Cette phrase de Marc Emery est extraite de son éditorial fameux de L’architecture d’aujourd’hui numéro 155 d’avril-mai 1971, consacré au design, alors qu’il était le rédacteur en chef de la revue.
Le numéro dans son ensemble témoigne d’une volonté de Marc Emery de s’intéresser aussi bien à la question du design qu’à celle de l’architecture, sans distinction de valeur ni hiérarchie, dans un contexte historique de remise en cause des idéologies et de déstabilisation des certitudes corporatistes.

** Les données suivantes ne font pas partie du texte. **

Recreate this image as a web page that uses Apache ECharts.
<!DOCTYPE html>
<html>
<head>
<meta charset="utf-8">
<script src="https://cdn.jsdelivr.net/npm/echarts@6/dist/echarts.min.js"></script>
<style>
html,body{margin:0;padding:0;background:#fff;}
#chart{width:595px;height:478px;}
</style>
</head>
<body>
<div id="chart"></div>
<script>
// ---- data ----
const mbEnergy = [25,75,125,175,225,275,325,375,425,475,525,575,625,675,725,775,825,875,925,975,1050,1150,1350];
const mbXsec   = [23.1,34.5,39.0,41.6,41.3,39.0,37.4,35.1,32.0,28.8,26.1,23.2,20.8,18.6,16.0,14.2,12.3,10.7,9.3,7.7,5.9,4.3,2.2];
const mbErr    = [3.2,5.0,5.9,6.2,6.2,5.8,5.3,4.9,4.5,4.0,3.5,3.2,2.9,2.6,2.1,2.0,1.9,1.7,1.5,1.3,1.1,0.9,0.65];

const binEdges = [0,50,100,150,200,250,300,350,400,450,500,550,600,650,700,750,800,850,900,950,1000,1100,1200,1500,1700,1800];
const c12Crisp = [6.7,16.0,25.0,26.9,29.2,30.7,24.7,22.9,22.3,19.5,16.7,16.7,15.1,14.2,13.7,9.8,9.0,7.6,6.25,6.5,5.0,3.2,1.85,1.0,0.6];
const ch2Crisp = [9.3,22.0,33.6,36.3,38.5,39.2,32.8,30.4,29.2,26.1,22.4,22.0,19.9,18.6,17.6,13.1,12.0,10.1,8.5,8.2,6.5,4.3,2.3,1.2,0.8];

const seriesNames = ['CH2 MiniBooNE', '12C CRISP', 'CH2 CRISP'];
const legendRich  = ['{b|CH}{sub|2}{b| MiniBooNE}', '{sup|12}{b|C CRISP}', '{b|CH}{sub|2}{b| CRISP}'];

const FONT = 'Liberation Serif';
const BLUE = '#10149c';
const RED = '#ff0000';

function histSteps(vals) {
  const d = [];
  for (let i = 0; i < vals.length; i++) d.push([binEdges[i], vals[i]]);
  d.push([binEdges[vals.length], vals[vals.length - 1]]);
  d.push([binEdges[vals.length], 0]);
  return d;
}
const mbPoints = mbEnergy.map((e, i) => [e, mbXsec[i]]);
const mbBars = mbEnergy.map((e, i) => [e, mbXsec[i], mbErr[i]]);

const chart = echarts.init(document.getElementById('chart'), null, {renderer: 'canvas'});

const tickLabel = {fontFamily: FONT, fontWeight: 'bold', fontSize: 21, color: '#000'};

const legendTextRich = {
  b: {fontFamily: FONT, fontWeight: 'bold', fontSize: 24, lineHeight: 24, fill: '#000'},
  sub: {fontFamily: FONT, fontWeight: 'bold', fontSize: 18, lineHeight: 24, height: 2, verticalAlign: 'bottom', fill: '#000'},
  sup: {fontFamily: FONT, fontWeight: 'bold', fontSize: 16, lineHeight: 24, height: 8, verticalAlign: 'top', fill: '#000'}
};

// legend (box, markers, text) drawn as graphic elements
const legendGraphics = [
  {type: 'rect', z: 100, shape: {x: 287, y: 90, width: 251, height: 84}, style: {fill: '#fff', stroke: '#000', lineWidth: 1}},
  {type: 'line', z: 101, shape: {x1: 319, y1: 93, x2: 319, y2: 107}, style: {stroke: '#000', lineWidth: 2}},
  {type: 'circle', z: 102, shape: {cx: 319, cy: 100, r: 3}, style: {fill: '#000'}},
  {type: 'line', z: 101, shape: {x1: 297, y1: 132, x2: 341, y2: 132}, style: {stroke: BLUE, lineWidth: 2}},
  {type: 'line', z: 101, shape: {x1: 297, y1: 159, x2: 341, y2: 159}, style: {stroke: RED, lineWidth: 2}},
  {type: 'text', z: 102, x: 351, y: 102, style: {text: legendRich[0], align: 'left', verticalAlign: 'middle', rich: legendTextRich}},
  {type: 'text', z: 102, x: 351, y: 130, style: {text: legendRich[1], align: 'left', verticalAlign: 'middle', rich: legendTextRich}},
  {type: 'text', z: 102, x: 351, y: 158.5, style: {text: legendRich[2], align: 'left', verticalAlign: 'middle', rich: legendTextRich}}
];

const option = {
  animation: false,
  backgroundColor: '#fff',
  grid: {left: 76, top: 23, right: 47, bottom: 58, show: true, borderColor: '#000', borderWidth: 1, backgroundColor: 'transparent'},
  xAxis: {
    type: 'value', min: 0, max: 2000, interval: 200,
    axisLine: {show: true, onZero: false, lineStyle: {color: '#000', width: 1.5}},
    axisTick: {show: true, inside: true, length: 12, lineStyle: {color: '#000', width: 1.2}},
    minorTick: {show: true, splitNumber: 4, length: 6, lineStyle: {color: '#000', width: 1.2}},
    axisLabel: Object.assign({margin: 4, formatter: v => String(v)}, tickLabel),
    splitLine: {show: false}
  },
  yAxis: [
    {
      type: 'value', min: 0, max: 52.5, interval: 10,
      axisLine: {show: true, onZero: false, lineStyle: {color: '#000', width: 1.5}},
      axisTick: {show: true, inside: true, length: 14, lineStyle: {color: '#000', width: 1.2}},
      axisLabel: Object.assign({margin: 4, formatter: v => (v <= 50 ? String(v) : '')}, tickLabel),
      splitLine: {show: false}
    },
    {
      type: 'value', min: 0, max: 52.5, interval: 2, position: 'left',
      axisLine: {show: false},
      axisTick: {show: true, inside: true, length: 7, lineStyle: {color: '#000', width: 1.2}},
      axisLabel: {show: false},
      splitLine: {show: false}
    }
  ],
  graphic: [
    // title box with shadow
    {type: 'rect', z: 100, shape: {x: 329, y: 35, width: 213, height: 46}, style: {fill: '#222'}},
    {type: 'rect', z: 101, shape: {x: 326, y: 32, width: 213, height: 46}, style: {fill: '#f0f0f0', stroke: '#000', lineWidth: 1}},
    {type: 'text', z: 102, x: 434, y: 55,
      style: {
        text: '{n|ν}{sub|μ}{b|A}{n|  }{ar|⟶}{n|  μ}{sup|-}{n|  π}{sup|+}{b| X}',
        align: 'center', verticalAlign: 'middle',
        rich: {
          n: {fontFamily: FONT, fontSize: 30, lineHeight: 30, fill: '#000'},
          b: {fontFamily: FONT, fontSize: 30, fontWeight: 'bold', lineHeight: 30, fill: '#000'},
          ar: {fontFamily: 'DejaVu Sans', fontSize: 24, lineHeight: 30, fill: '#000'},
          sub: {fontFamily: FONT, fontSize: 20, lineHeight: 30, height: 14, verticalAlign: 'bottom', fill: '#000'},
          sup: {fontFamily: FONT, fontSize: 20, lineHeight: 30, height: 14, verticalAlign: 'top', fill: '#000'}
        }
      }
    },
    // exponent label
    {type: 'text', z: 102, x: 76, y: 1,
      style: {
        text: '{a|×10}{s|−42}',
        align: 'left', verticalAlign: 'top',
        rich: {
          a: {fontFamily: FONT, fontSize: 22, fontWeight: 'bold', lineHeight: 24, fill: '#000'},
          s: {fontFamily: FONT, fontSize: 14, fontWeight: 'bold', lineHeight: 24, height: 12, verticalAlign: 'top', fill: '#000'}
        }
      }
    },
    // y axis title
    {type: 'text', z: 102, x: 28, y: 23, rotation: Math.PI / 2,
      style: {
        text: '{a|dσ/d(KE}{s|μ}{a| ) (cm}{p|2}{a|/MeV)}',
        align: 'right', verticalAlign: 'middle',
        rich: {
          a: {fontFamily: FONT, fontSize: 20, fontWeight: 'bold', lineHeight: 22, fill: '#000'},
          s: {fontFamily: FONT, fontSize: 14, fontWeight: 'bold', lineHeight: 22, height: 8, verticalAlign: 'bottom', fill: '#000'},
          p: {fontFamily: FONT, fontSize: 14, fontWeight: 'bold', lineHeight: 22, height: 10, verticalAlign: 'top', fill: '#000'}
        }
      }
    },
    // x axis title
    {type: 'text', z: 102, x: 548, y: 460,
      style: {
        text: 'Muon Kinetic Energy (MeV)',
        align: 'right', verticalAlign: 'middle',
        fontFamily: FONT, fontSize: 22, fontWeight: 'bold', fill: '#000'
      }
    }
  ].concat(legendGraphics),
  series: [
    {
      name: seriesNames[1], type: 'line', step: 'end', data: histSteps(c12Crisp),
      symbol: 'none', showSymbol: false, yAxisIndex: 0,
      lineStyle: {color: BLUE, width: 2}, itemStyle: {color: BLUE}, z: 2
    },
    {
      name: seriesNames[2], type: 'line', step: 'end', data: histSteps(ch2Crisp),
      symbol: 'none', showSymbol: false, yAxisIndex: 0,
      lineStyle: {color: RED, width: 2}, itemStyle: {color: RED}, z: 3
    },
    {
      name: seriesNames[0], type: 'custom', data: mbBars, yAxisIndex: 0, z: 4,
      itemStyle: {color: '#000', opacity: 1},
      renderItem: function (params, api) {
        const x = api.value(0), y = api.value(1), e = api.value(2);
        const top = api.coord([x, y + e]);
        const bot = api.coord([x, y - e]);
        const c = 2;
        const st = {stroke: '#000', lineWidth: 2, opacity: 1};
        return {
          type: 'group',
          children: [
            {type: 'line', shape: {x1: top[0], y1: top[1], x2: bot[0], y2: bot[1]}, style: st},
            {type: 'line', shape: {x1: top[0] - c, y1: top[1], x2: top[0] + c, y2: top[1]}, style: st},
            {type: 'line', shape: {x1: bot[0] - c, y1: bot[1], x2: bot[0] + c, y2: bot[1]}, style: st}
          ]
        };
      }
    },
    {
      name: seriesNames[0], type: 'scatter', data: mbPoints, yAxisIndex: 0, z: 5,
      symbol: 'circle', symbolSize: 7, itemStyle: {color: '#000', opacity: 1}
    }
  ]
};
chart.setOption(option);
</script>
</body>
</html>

Voici une transcription de l’éditorial signé Marc Emery qui introduisait ce numéro de L’architecture d’aujourd’hui devenu mythique pour de nombreux concepteurs de formes, architectes comme designers. Ce texte n’a pas mal vieilli, c’est le moins que l’on puisse dire :
Design, le mot à la mode.
Celui qui, après environnement, aménagement, planification, doit, par l’intégration rationnelle de technologies dévorantes, promouvoir un monde meilleur.
L’architecture et le marketing, l’esthétique et la production industrielle, la psychanalyse et le fonctionnalisme s’y marient sans pour autant modifier les anciennes pratiques.
Tout est design, mais le design n’est pas dans tout.
C’est un concept utile dans lequel chacun, suivant ses aspirations, ses besoins et ses intérêts, puise une méthode globale, une doctrine, une philosophie, une technique, une loi, un processus, voire même un art de vivre.
Comme l’objet qu’il traite, le design apparaît et disparaît.
C’est un sujet théorique, une entité qui s’abstrait et se mythifie, gardant toujours, à travers ses mutations occasionnelles, une fonction sociale à tendance humanitaire.
C’est successivement une esthétique industrielle destinée à introduire le sensible dans l’horrible quotidien, une technique pour consommateurs conditionnés, une méthode globale d’appréhension de l’espace.
Certains y voient la négation de toute « architecture » ; d’autres son renouveau.
L’architecte se veut « designer » mais le designer nie l’ « architecture ».
Tous deux cherchent par des voies similaires une maîtrise globale de l’espace.
Tous deux souffrent des mêmes confusions quant à la finalité de leur pratique et leur insertion dans une société en mutation.
L’objet qu’ils étudient a par définition son « architecture » ou son « design », mais l’architecture et le design cherchent encore leurs objets.